(Records from a data source)
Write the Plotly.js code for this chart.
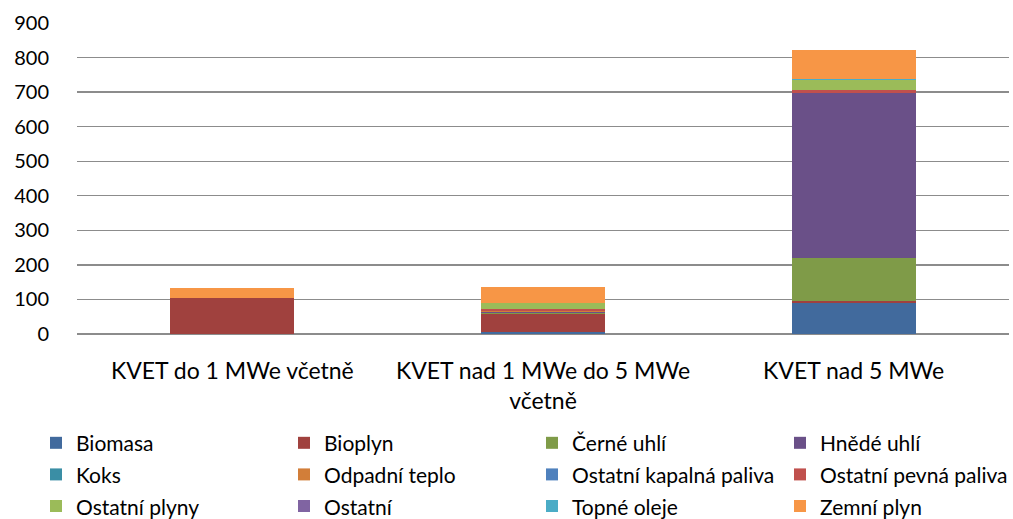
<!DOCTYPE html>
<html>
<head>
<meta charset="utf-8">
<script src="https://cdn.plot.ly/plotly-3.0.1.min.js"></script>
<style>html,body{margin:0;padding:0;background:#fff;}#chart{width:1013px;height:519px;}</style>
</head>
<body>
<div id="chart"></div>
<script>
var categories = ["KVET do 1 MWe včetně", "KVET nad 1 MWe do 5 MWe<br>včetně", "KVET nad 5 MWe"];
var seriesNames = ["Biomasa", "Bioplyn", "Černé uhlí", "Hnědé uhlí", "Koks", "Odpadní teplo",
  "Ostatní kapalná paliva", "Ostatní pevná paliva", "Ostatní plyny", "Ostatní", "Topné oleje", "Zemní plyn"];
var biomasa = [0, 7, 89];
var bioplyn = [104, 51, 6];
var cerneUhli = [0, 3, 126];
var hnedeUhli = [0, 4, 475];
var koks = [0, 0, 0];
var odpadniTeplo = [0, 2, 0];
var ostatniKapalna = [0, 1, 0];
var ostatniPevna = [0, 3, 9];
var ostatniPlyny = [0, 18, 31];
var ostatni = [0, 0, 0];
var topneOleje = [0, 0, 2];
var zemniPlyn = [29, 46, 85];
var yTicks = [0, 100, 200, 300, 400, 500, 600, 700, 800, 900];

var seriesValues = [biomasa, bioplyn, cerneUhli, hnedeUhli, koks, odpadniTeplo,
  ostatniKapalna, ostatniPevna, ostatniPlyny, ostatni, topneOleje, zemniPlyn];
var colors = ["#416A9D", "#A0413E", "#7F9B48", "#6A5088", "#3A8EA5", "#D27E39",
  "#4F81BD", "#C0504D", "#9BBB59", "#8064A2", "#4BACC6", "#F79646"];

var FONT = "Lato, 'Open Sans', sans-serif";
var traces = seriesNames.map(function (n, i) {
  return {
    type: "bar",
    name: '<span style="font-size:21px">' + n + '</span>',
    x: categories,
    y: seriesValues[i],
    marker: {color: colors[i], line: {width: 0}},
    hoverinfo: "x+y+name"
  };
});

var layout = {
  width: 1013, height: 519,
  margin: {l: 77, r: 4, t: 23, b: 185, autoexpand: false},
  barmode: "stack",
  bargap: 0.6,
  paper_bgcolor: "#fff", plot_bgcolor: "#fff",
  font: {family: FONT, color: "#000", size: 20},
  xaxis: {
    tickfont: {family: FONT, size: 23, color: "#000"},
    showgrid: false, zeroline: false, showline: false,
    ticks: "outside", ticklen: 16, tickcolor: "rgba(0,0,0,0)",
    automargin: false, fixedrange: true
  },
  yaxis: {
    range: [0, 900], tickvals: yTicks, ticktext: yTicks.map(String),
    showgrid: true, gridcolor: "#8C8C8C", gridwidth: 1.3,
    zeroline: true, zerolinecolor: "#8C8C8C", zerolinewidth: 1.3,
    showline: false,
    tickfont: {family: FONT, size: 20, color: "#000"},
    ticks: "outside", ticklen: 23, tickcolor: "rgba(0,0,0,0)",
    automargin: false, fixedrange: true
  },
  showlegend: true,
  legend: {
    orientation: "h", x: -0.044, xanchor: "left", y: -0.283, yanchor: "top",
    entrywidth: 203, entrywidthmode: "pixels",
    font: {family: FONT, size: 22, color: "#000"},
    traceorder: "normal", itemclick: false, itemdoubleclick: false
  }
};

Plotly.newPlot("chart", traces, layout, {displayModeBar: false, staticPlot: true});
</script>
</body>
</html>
---
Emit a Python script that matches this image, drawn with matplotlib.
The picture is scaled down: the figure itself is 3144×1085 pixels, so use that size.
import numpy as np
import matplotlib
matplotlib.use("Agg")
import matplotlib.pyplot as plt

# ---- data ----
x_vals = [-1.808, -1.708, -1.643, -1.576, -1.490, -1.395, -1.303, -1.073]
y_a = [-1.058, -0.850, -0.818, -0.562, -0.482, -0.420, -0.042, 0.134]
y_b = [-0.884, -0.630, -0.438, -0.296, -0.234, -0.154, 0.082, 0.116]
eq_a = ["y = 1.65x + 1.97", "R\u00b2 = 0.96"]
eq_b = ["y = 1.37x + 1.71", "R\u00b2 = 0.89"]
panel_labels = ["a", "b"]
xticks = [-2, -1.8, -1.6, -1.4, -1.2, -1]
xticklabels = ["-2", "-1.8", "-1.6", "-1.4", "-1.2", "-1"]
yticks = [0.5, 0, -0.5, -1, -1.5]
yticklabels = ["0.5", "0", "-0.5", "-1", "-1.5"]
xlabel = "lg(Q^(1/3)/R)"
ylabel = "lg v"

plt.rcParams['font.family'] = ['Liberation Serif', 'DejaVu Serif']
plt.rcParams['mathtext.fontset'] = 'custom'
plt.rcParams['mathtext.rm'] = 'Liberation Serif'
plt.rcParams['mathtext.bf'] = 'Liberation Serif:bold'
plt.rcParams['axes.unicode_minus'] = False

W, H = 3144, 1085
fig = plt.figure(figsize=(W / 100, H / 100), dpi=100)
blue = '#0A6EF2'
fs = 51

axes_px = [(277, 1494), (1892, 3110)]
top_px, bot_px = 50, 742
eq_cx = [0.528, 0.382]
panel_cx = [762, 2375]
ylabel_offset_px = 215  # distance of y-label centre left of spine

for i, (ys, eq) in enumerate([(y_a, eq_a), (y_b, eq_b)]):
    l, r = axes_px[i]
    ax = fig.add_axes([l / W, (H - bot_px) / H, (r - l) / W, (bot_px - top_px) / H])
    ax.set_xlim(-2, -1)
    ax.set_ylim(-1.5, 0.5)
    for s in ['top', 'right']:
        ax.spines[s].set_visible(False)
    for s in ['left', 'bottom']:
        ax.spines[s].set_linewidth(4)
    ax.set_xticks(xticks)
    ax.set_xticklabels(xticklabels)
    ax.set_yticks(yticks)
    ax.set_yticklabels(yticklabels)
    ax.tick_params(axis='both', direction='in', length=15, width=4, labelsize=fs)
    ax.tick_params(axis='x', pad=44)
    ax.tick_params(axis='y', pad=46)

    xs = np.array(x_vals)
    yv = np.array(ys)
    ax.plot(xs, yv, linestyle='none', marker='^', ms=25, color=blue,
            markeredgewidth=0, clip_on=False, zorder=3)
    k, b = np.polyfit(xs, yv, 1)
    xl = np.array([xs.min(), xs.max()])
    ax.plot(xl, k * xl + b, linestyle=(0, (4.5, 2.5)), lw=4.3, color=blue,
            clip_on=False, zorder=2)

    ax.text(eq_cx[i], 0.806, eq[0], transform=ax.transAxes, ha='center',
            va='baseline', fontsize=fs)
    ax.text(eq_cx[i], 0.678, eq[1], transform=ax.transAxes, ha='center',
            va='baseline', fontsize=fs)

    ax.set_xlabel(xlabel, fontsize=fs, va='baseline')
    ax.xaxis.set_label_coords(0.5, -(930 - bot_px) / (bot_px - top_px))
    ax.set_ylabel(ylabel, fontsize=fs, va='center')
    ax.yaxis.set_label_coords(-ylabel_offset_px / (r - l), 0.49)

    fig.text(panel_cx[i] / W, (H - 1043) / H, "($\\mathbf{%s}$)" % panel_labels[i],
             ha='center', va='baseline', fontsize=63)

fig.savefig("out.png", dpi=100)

Task objective:
Using the data above, transcribe the lines that run from the line with "The picture is" to the line with "import matplotlib.pyplot as plt", both ends kept, and output nothing else.

Full answer:
The picture is scaled down: the figure itself is 3144×1085 pixels, so use that size.
import numpy as np
import matplotlib
matplotlib.use("Agg")
import matplotlib.pyplot as plt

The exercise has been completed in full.